**OBJECTIVE:** Copy the material that follows word for word and omit its pictures.

**PROVIDED MATERIAL:**
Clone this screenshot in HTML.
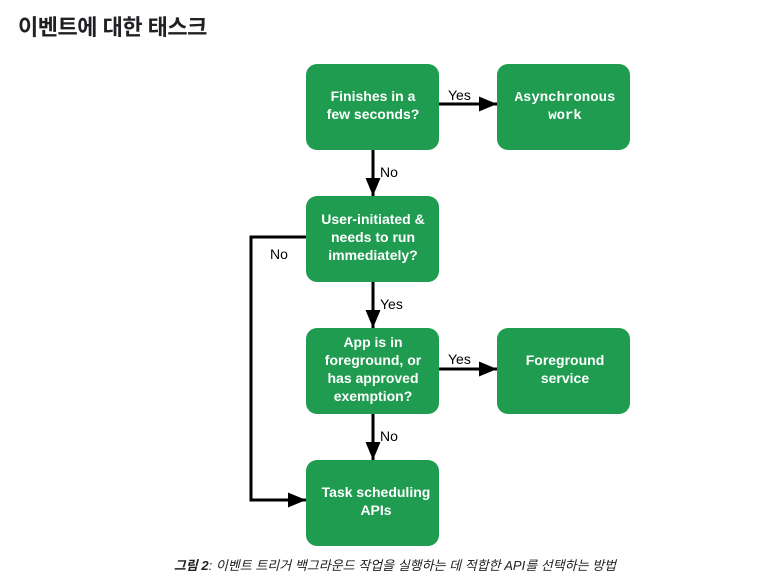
<!DOCTYPE html>
<html><head><meta charset="utf-8"><style>
html,body{margin:0;padding:0;background:#fff;}
body{width:767px;height:585px;overflow:hidden;position:relative;font-family:"Liberation Sans","Noto Sans CJK KR",sans-serif;}
h1{position:absolute;left:18px;top:10px;margin:0;font-size:22px;font-weight:700;color:#202124;font-family:"Liberation Sans","Noto Sans CJK KR",sans-serif;letter-spacing:-0.5px;}
.cap{position:absolute;left:0;width:100%;top:555px;text-align:center;font-size:13px;font-style:italic;color:#202124;padding-left:23px;box-sizing:border-box;}
</style></head><body>
<h1>이벤트에 대한 태스크</h1>
<svg width="767" height="585" style="position:absolute;left:0;top:0" font-family="Liberation Sans, sans-serif">
<defs>
<marker id="a" markerWidth="6" markerHeight="5" refX="6" refY="2.5" orient="auto" markerUnits="strokeWidth">
<path d="M0,0 L6,2.5 L0,5 z" fill="#000"/></marker>
</defs>
<g fill="#1f9c50">
<rect x="306" y="64" width="133" height="86" rx="11"/>
<rect x="497" y="64" width="133" height="86" rx="11"/>
<rect x="306" y="196" width="133" height="86" rx="11"/>
<rect x="306" y="328" width="133" height="86" rx="11"/>
<rect x="497" y="328" width="133" height="86" rx="11"/>
<rect x="306" y="460" width="133" height="86" rx="11"/>
</g>
<g stroke="#000" stroke-width="3" fill="none" marker-end="url(#a)">
<line x1="439" y1="104" x2="497" y2="104"/>
<line x1="373" y1="150" x2="373" y2="196"/>
<line x1="373" y1="282" x2="373" y2="328"/>
<line x1="439" y1="369" x2="497" y2="369"/>
<line x1="373" y1="414" x2="373" y2="460"/>
<polyline points="306,237 251,237 251,500 306,500"/>
</g>
<g font-size="14" fill="#000">
<text x="448" y="100">Yes</text>
<text x="380" y="177">No</text>
<text x="380" y="309">Yes</text>
<text x="448" y="364">Yes</text>
<text x="380" y="441">No</text>
<text x="270" y="259">No</text>
</g>
<g fill="#fff" font-size="14" font-weight="bold" text-anchor="middle">
<text x="373" y="101">Finishes in a</text>
<text x="373" y="119">few seconds?</text>
<text x="565" y="101" font-family="Liberation Mono, monospace">Asynchronous</text>
<text x="565" y="119" font-family="Liberation Mono, monospace">work</text>
<text x="373" y="224">User-initiated &amp;</text>
<text x="373" y="242">needs to run</text>
<text x="373" y="260">immediately?</text>
<text x="373" y="347">App is in</text>
<text x="373" y="365">foreground, or</text>
<text x="373" y="383">has approved</text>
<text x="373" y="401">exemption?</text>
<text x="565" y="365">Foreground</text>
<text x="565" y="383">service</text>
<text x="376" y="497">Task scheduling</text>
<text x="376" y="515">APIs</text>
</g>
</svg>
<div class="cap"><b>그림 2</b>: 이벤트 트리거 백그라운드 작업을 실행하는 데 적합한 API를 선택하는 방법</div>
</body></html>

**RESPONSE:**
Clone this screenshot in HTML.
<!DOCTYPE html>
<html><head><meta charset="utf-8"><style>
html,body{margin:0;padding:0;background:#fff;}
body{width:767px;height:585px;overflow:hidden;position:relative;font-family:"Liberation Sans","Noto Sans CJK KR",sans-serif;}
h1{position:absolute;left:18px;top:10px;margin:0;font-size:22px;font-weight:700;color:#202124;font-family:"Liberation Sans","Noto Sans CJK KR",sans-serif;letter-spacing:-0.5px;}
.cap{position:absolute;left:0;width:100%;top:555px;text-align:center;font-size:13px;font-style:italic;color:#202124;padding-left:23px;box-sizing:border-box;}
</style></head><body>
<h1>이벤트에 대한 태스크</h1>
<svg width="767" height="585" style="position:absolute;left:0;top:0" font-family="Liberation Sans, sans-serif">
<defs>
<marker id="a" markerWidth="6" markerHeight="5" refX="6" refY="2.5" orient="auto" markerUnits="strokeWidth">
<path d="M0,0 L6,2.5 L0,5 z" fill="#000"/></marker>
</defs>
<g fill="#1f9c50">
<rect x="306" y="64" width="133" height="86" rx="11"/>
<rect x="497" y="64" width="133" height="86" rx="11"/>
<rect x="306" y="196" width="133" height="86" rx="11"/>
<rect x="306" y="328" width="133" height="86" rx="11"/>
<rect x="497" y="328" width="133" height="86" rx="11"/>
<rect x="306" y="460" width="133" height="86" rx="11"/>
</g>
<g stroke="#000" stroke-width="3" fill="none" marker-end="url(#a)">
<line x1="439" y1="104" x2="497" y2="104"/>
<line x1="373" y1="150" x2="373" y2="196"/>
<line x1="373" y1="282" x2="373" y2="328"/>
<line x1="439" y1="369" x2="497" y2="369"/>
<line x1="373" y1="414" x2="373" y2="460"/>
<polyline points="306,237 251,237 251,500 306,500"/>
</g>
<g font-size="14" fill="#000">
<text x="448" y="100">Yes</text>
<text x="380" y="177">No</text>
<text x="380" y="309">Yes</text>
<text x="448" y="364">Yes</text>
<text x="380" y="441">No</text>
<text x="270" y="259">No</text>
</g>
<g fill="#fff" font-size="14" font-weight="bold" text-anchor="middle">
<text x="373" y="101">Finishes in a</text>
<text x="373" y="119">few seconds?</text>
<text x="565" y="101" font-family="Liberation Mono, monospace">Asynchronous</text>
<text x="565" y="119" font-family="Liberation Mono, monospace">work</text>
<text x="373" y="224">User-initiated &amp;</text>
<text x="373" y="242">needs to run</text>
<text x="373" y="260">immediately?</text>
<text x="373" y="347">App is in</text>
<text x="373" y="365">foreground, or</text>
<text x="373" y="383">has approved</text>
<text x="373" y="401">exemption?</text>
<text x="565" y="365">Foreground</text>
<text x="565" y="383">service</text>
<text x="376" y="497">Task scheduling</text>
<text x="376" y="515">APIs</text>
</g>
</svg>
<div class="cap"><b>그림 2</b>: 이벤트 트리거 백그라운드 작업을 실행하는 데 적합한 API를 선택하는 방법</div>
</body></html>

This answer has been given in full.